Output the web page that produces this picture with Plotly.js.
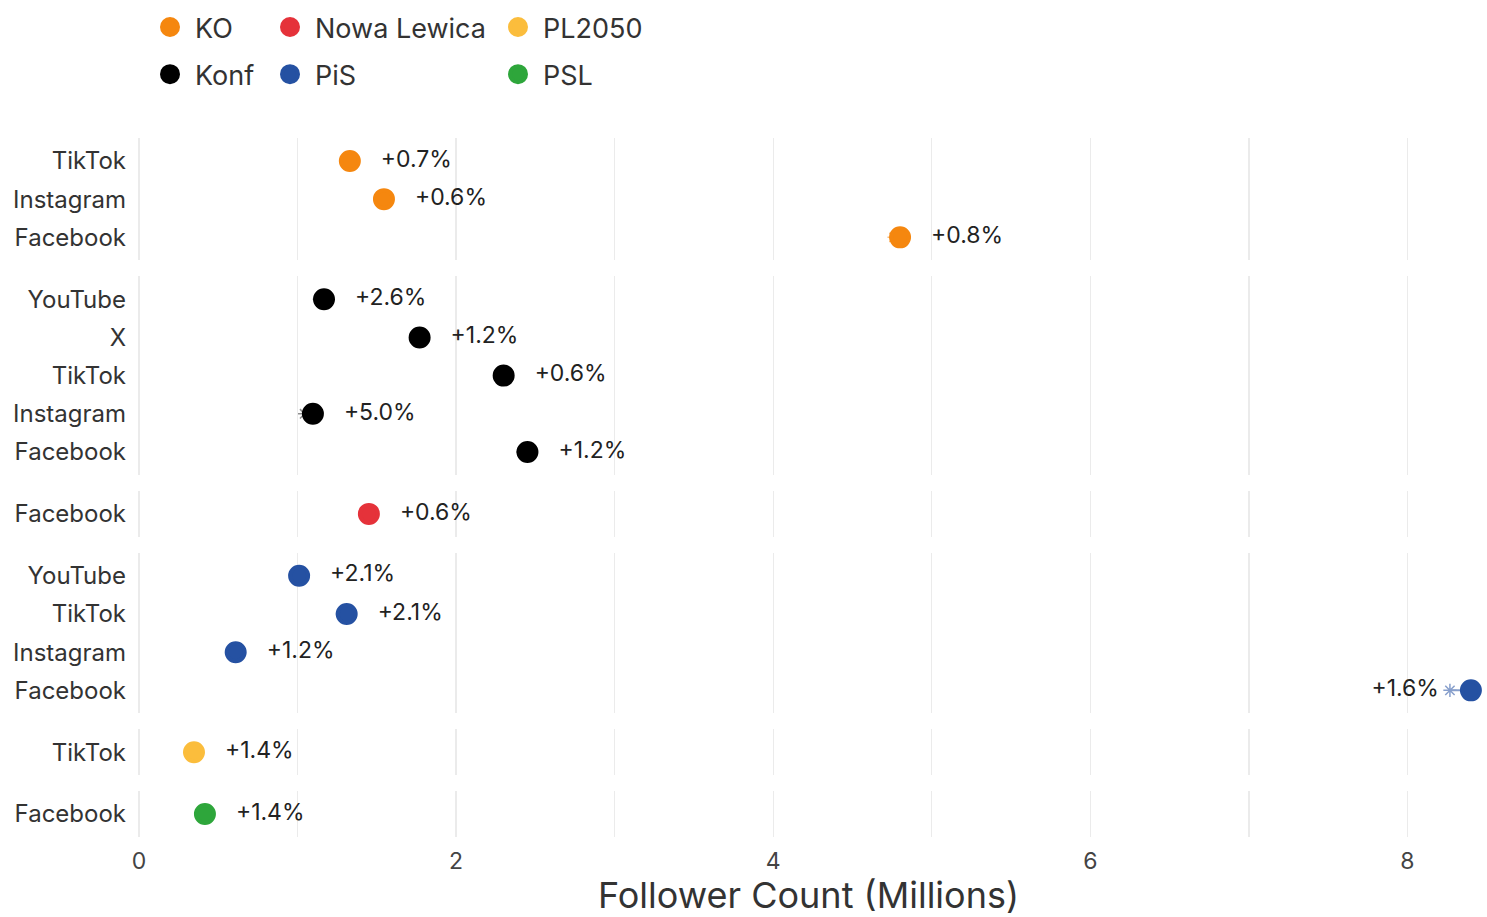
<!DOCTYPE html>
<html>
<head>
<meta charset="utf-8">
<script src="https://cdn.plot.ly/plotly-3.0.1.min.js"></script>
<style>
  html, body { margin: 0; padding: 0; background: #fff; }
  #chart { width: 1487px; height: 917px; }
</style>
</head>
<body>
<div id="chart"></div>
<script>
// ---- data (follower counts in millions, growth in %) ----
const parties = ['KO', 'Konf', 'Nowa Lewica', 'PiS', 'PL2050', 'PSL'];
const partyColors = ['#f5870f', '#000000', '#e5323a', '#2551a2', '#fbbd3c', '#2ea63b'];

const koPlatforms = ['TikTok', 'Instagram', 'Facebook'];
const koFollowers = [1.33, 1.545, 4.80];
const koGrowth = [0.7, 0.6, 0.8];

const konfPlatforms = ['YouTube', 'X', 'TikTok', 'Instagram', 'Facebook'];
const konfFollowers = [1.167, 1.77, 2.30, 1.097, 2.45];
const konfGrowth = [2.6, 1.2, 0.6, 5.0, 1.2];

const nlPlatforms = ['Facebook'];
const nlFollowers = [1.45];
const nlGrowth = [0.6];

const pisPlatforms = ['YouTube', 'TikTok', 'Instagram', 'Facebook'];
const pisFollowers = [1.01, 1.31, 0.61, 8.40];
const pisGrowth = [2.1, 2.1, 1.2, 1.6];

const pl2050Platforms = ['TikTok'];
const pl2050Followers = [0.347];
const pl2050Growth = [1.4];

const pslPlatforms = ['Facebook'];
const pslFollowers = [0.416];
const pslGrowth = [1.4];

const xTicks = [0, 2, 4, 6, 8];

const platformsByParty = [koPlatforms, konfPlatforms, nlPlatforms, pisPlatforms, pl2050Platforms, pslPlatforms];
const followersByParty = [koFollowers, konfFollowers, nlFollowers, pisFollowers, pl2050Followers, pslFollowers];
const growthByParty = [koGrowth, konfGrowth, nlGrowth, pisGrowth, pl2050Growth, pslGrowth];

// ---- layout helpers ----
const W = 1487, H = 917;
const margin = {l: 135, r: 5, t: 138, b: 80, autoexpand: false};
const xRange = [-0.025, 8.47];
const plotH = H - margin.t - margin.b;
const gapPx = 16;
const units = platformsByParty.map(p => p.length + 0.2);
const totalUnits = units.reduce((a, b) => a + b, 0);
const unitPx = (plotH - gapPx * (parties.length - 1)) / totalUnits;

function rgba(hex, a) {
  const n = parseInt(hex.slice(1), 16);
  return `rgba(${(n >> 16) & 255},${(n >> 8) & 255},${n & 255},${a})`;
}
function lighten(hex, f) {
  const n = parseInt(hex.slice(1), 16);
  const c = [(n >> 16) & 255, (n >> 8) & 255, n & 255].map(v => Math.round(v + (255 - v) * f));
  return `rgb(${c[0]},${c[1]},${c[2]})`;
}

const FONT = 'Inter, "Noto Sans", "DejaVu Sans", sans-serif';
const traces = [];
const layout = {
  width: W, height: H,
  margin: margin,
  paper_bgcolor: '#ffffff',
  plot_bgcolor: '#ffffff',
  font: {family: FONT, color: '#333333', size: 22},
  showlegend: true,
  xaxis: {
    range: xRange,
    tickvals: xTicks,
    ticktext: xTicks.map(String),
    showgrid: true,
    gridcolor: '#ebebeb',
    gridwidth: 1.2,
    minor: {dtick: 1, tick0: 0, showgrid: true, gridcolor: '#ebebeb', gridwidth: 1.2},
    zeroline: false,
    showline: false,
    ticks: '',
    ticklabelstandoff: 8,
    tickfont: {size: 23, color: '#444444', family: FONT},
    anchor: 'y' + parties.length,
    title: {text: 'Follower Count (Millions)', font: {size: 36, color: '#333333', family: FONT}, standoff: 12}
  }
};

let topPx = 0; // from top of plot area
parties.forEach((party, i) => {
  const plats = platformsByParty[i];
  const vals = followersByParty[i];
  const gr = growthByParty[i];
  const color = partyColors[i];
  const segColor = color === '#000000' ? '#333333' : color;
  const hPx = units[i] * unitPx;
  const d0 = 1 - (topPx + hPx) / plotH;
  const d1 = 1 - topPx / plotH;
  topPx += hPx + gapPx;

  const yName = i === 0 ? 'y' : 'y' + (i + 1);
  const axKey = i === 0 ? 'yaxis' : 'yaxis' + (i + 1);
  layout[axKey] = {
    domain: [Math.max(0, d0), Math.min(1, d1)],
    anchor: 'x',
    type: 'category',
    categoryorder: 'array',
    categoryarray: plats.slice().reverse(),
    range: [-0.6, plats.length - 0.4],
    showgrid: false,
    zeroline: false,
    showline: false,
    ticks: '',
    ticklabelstandoff: 8,
    tickfont: {size: 24, color: '#333333', family: FONT},
    fixedrange: true
  };

  const prev = vals.map((v, k) => v / (1 + gr[k] / 100));

  // change segments (previous -> current)
  const sx = [], sy = [];
  plats.forEach((p, k) => { sx.push(prev[k], vals[k], null); sy.push(p, p, null); });
  traces.push({
    type: 'scatter', mode: 'lines', x: sx, y: sy, yaxis: yName, xaxis: 'x',
    line: {color: rgba(segColor, 0.55), width: 2},
    showlegend: false, hoverinfo: 'skip'
  });
  traces.push({
    type: 'scatter', mode: 'markers', x: prev, y: plats, yaxis: yName, xaxis: 'x',
    marker: {symbol: 'asterisk-open', size: 11, color: lighten(segColor, 0.45), line: {color: lighten(segColor, 0.45), width: 1.5}},
    showlegend: false, hoverinfo: 'skip'
  });

  // current values
  traces.push({
    type: 'scatter', mode: 'markers', x: vals, y: plats, yaxis: yName, xaxis: 'x',
    name: party,
    legend: ['legend', 'legend2', 'legend3'][Math.floor(i / 2)],
    legendgroup: party,
    marker: {color: color, size: 18, line: {color: color, width: 4}},
    hovertemplate: '%{y}: %{x:.2f}M<extra>' + party + '</extra>'
  });

  // growth labels: to the right of the dot, or left of the start point when near the axis end
  const nearEnd = vals.map(v => v > xRange[1] - 0.5);
  traces.push({
    type: 'scatter', mode: 'markers+text',
    x: vals.map((v, k) => nearEnd[k] ? prev[k] : v),
    y: plats, yaxis: yName, xaxis: 'x',
    text: gr.map(g => '+' + g.toFixed(1) + '%'),
    textposition: nearEnd.map(e => e ? 'middle left' : 'middle right'),
    textfont: {size: 23, color: '#222222', family: FONT},
    marker: {size: nearEnd.map(e => e ? 16 : 48), opacity: 0},
    showlegend: false, hoverinfo: 'skip'
  });
});

const legendBase = {
  orientation: 'v',
  xref: 'container', yref: 'container',
  xanchor: 'left', yanchor: 'top',
  y: 1 - 3 / H,
  bgcolor: 'rgba(0,0,0,0)',
  font: {size: 27, color: '#333333', family: FONT},
  tracegroupgap: 9,
  itemwidth: 40,
  itemclick: false, itemdoubleclick: false
};
layout.legend = Object.assign({}, legendBase, {x: 145 / W});
layout.legend2 = Object.assign({}, legendBase, {x: 265 / W});
layout.legend3 = Object.assign({}, legendBase, {x: 493 / W});

Plotly.newPlot('chart', traces, layout, {displayModeBar: false, staticPlot: true});
</script>
</body>
</html>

★ ★ ★

*Directions for this task:* Your task is to return the lines above, from the first one up to and including the line containing "const nlGrowth = [0.6];", minus any pictures.

*Right answer:*
Output the web page that produces this picture with Plotly.js.
<!DOCTYPE html>
<html>
<head>
<meta charset="utf-8">
<script src="https://cdn.plot.ly/plotly-3.0.1.min.js"></script>
<style>
  html, body { margin: 0; padding: 0; background: #fff; }
  #chart { width: 1487px; height: 917px; }
</style>
</head>
<body>
<div id="chart"></div>
<script>
// ---- data (follower counts in millions, growth in %) ----
const parties = ['KO', 'Konf', 'Nowa Lewica', 'PiS', 'PL2050', 'PSL'];
const partyColors = ['#f5870f', '#000000', '#e5323a', '#2551a2', '#fbbd3c', '#2ea63b'];

const koPlatforms = ['TikTok', 'Instagram', 'Facebook'];
const koFollowers = [1.33, 1.545, 4.80];
const koGrowth = [0.7, 0.6, 0.8];

const konfPlatforms = ['YouTube', 'X', 'TikTok', 'Instagram', 'Facebook'];
const konfFollowers = [1.167, 1.77, 2.30, 1.097, 2.45];
const konfGrowth = [2.6, 1.2, 0.6, 5.0, 1.2];

const nlPlatforms = ['Facebook'];
const nlFollowers = [1.45];
const nlGrowth = [0.6];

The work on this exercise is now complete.